UBC Summer 2020 Term 1 (May-June)

NOTE: Like all Summer 2020 courses at UBC, this course will be Web-oriented: it will be fully online and delivered through Canvas. This status differs from that of online/distance education courses offered through CTLT. It also retains a registration cap.

Dr. Gisèle M. Baxter

Canvas Login | My Website

Literary Monsters and Monstrous Literature

Rey: “You are a monster.”
Kylo Ren: “Yes, I am.”
– Star Wars: The Last Jedi

“Deformed, unfinished, sent before my time into this breathing world” – Richard III 1.i

What is a monster? We know monsters from myths and legends, folktales, horror fiction and film. We know their variety: the grotesque, the beautiful, the terrifying, the pitiable, the sports of nature and the forces of evil. Dragons, werewolves, vampires, zombies, Frankenstein’s Creature, Dorian Gray, the Joker, many of the characters in The Walking Dead or Penny Dreadful or Game of Thrones: they’re everywhere, from under the bed to the battlefield, and right into a great deal of literature. Which leaves us here: in this section of 110 we’ll focus on how literary texts across the genres use representations of monstrosity to say a variety of things.

We’ll look at William Shakespeare’s Richard III (a play that both meditates on villainy and ambition, and demonizes its subject for Tudor audiences), then at clips from various film and stage adaptations, including Ian McKellen’s 1995 film, which shifts the setting to an alternate-reality 1930s England where fascism takes hold.

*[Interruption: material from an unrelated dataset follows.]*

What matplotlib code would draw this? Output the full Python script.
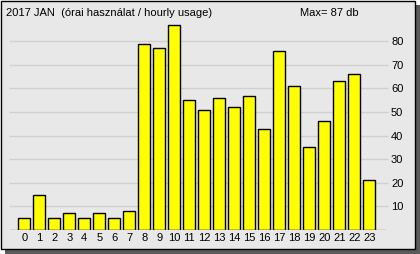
import matplotlib
matplotlib.use('Agg')
import matplotlib.pyplot as plt
from matplotlib.patches import Rectangle

plt.rcParams['font.family'] = ['Liberation Sans', 'DejaVu Sans']

hours = list(range(24))
usage = [5, 15, 5, 7, 5, 7, 5, 8, 79, 77, 87, 55, 51, 56, 52, 57, 43, 76, 61, 35, 46, 63, 66, 21]
yticks = [10, 20, 30, 40, 50, 60, 70, 80]
title = "2017 JAN  (órai használat / hourly usage)"
max_label = "Max= %d db" % max(usage)

W, H = 420, 254
fig = plt.figure(figsize=(W / 100, H / 100), dpi=100)
fig.patch.set_facecolor('white')

def px(x, y):
    # pixel coords (top-left origin) -> figure fraction
    return x / W, 1 - y / H

# drop shadow and panel frame
fig.patches.append(Rectangle(px(5, 254), 415 / W, 249 / H, transform=fig.transFigure,
                             facecolor='#5a5a5a', edgecolor='none', zorder=0))
fig.patches.append(Rectangle(px(1, 249), 414 / W, 248 / H, transform=fig.transFigure,
                             facecolor='#e8e8e8', edgecolor='black', linewidth=1, zorder=1))

l, b = px(10, 230)
ax = fig.add_axes([l, b, 376 / W, 210 / H])
ax.set_facecolor('none')
ax.set_zorder(2)

ax.hlines(yticks, -1.0, 24.23, colors='#d0d0d0', linewidth=1, clip_on=False, zorder=1)
ax.bar(hours, usage, width=0.8, color='#ffff00', edgecolor='black', linewidth=1, zorder=3)
ax.axhline(0, color='#808080', linewidth=1, zorder=4)

ax.set_xlim(-0.95, 24.1)
ax.set_ylim(0, 89)
for s in ax.spines.values():
    s.set_visible(False)

ax.set_xticks(hours)
ax.set_xticklabels([str(h) for h in hours])
ax.yaxis.tick_right()
ax.set_yticks(yticks)
ax.tick_params(axis='both', length=0, labelsize=8, colors='black')
ax.tick_params(axis='x', pad=2)
ax.tick_params(axis='y', pad=3.6)

tx, ty = px(6, 13)
fig.text(tx, ty, title, fontsize=8, va='center', ha='left')
mx, my = px(300, 13)
fig.text(mx, my, max_label, fontsize=8, va='center', ha='left')

fig.savefig('out.png', dpi=100, facecolor=fig.get_facecolor())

Other core texts include Robert Louis Stevenson’s Strange Case of Dr Jekyll and Mr Hyde, Angela Carter’s “The Lady of the House of Love”, Charles Perrault’s “Bluebeard” (and possibly Francesca Lia Block’s retelling “Bones” and one or two other short stories), as well as selected poetry.

Since the course now will be conducted fully online, I have ordered only one text through the UBC Bookstore, Strange Case of Dr Jekyll and Mr Hyde, as a Broadview Press e-book (Broadview e-books are very reasonably priced and include great supplementary materials). I will provide links to online texts of public domain required readings and put other material on Library Course Reserve in full-text online format.

Evaluation will be based on three short writing assignments, participation in discussion on the course’s Canvas site, and an essay-based final examination.

Keep checking this post for updates concerning the course, its texts, and its requirements.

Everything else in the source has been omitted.